Having spent many years teaching clients (and ourselves) that this is a fair and reasonable expectation, the profession now has a monumental job of work to re-educate clients (and ourselves).

We have always encouraged the firms we work with to demonstrate a willingness and ability to share price risk with clients. It tangibly aligns both party's interests, it displays a degree of commerciality that clients find reassuring and refreshing and whilst it comes with risks, it also comes with potential upside.

And this is the nub of the issue – price risk. Or more correctly, price risk sharing. 'Sharing' is the operative word here. Risk and reward as economics concepts are inseparable. It is why for example credit card interest rates are much higher than home mortgage rates – the risk profile (default and collection loses) for the lender is much higher with the credit card.

That means that if the firm is going to agree to the application of some discount if a transaction fails to complete, or a deal doesn't pass muster during due diligence, there must be some countervailing up-side – an uplift of some description if the deal does fire.

At what point did we deem it sensible or necessary to dispense with the upside? We can in some circumstances justify discount/up-side asymmetry but no upside at all?

The irony is that some of our best work entails identifying reasons for a matter not to proceed to conclusion; the property deal with the dodgy title or zoning that will haunt the client and potentially reduce the value of the property when they resell, the business purchase where due diligence exposes significant latent liabilities or deficiencies, the potential claim that lacks merit and cries out for a negotiated settlement.

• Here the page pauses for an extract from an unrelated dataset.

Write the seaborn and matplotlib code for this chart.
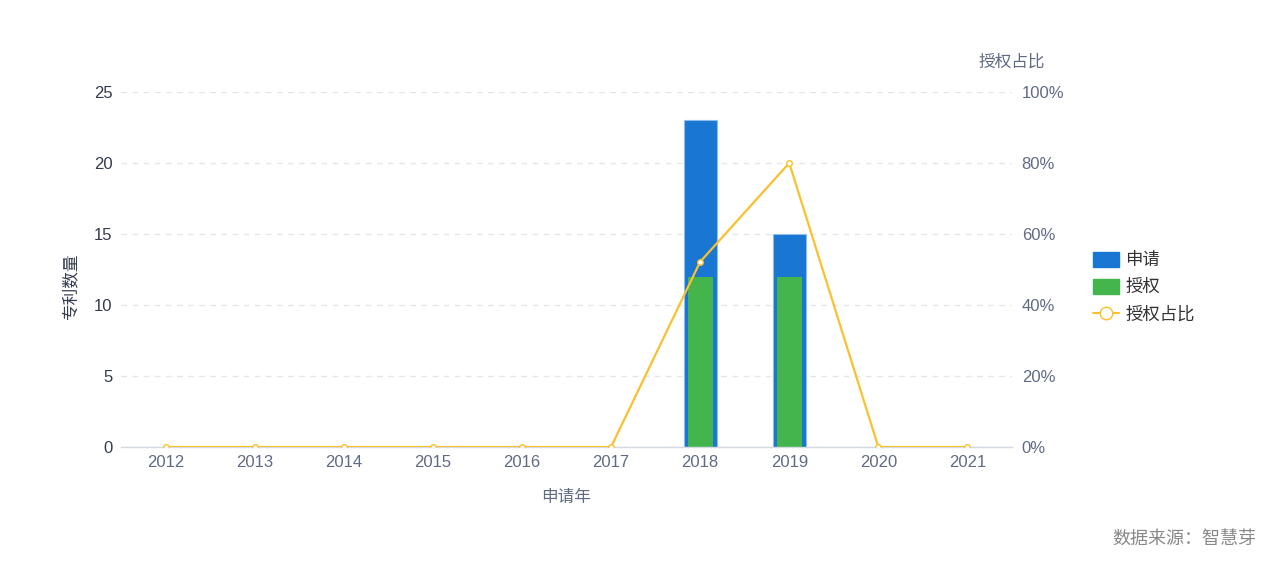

Paradoxically, it is in the lawyers' interest to advise the client to proceed. After all, a larger fee awaits. We don't, because most lawyers are consummate professionals with an accurately calibrated ethical compass who have an unwavering commitment to doing the right thing by the client, even if it means sacrificing a decent fee.

So again, I ask, what is the rationale for discounting a fee incurred in the course of saving the client money or embarrassment or worse? We have taught clients to view that cost as a waste of money for which we should bear some of the pain. They incur £20,000 on a deal that doesn't proceed and the firm is expected to offer up a discount against an otherwise appropriate fee.

It would be better to be a shareholder of the clients business. At least shareholders experience the downs and the ups. As professional service providers we only get the downside.

We sigh philosophically and console ourselves that some fee is better than nothing, and then reassure ourselves that we will get the next deal (maybe). There was a time when the nature of the solicitor/client relationship was more enduring, characterised by deeper loyalty - marketers would say the relationship was 'stickier'. Not so much these days. So jobs have to 'wash their face' here and now.

Even if you feel you must offer an abort fee with no upside, at least seek to limit its impact. One way to do this is to have an abort fee matrix that has variable implications. For example, the abort fee doesn't apply if the client simply changes their mind or uses a legitimate mechanism to bring the matter to an end. In other words, the discount only applies if the deal collapses as a result of circumstances or matter beyond the clients' control.

At the end of the day, being a good lawyer, providing great advice, service and support, sharing price risk and taking the long view are all consistent with what clients expect. We do not need to sell ourselves short and we need to get much better at having the price risk sharing narrative with clients.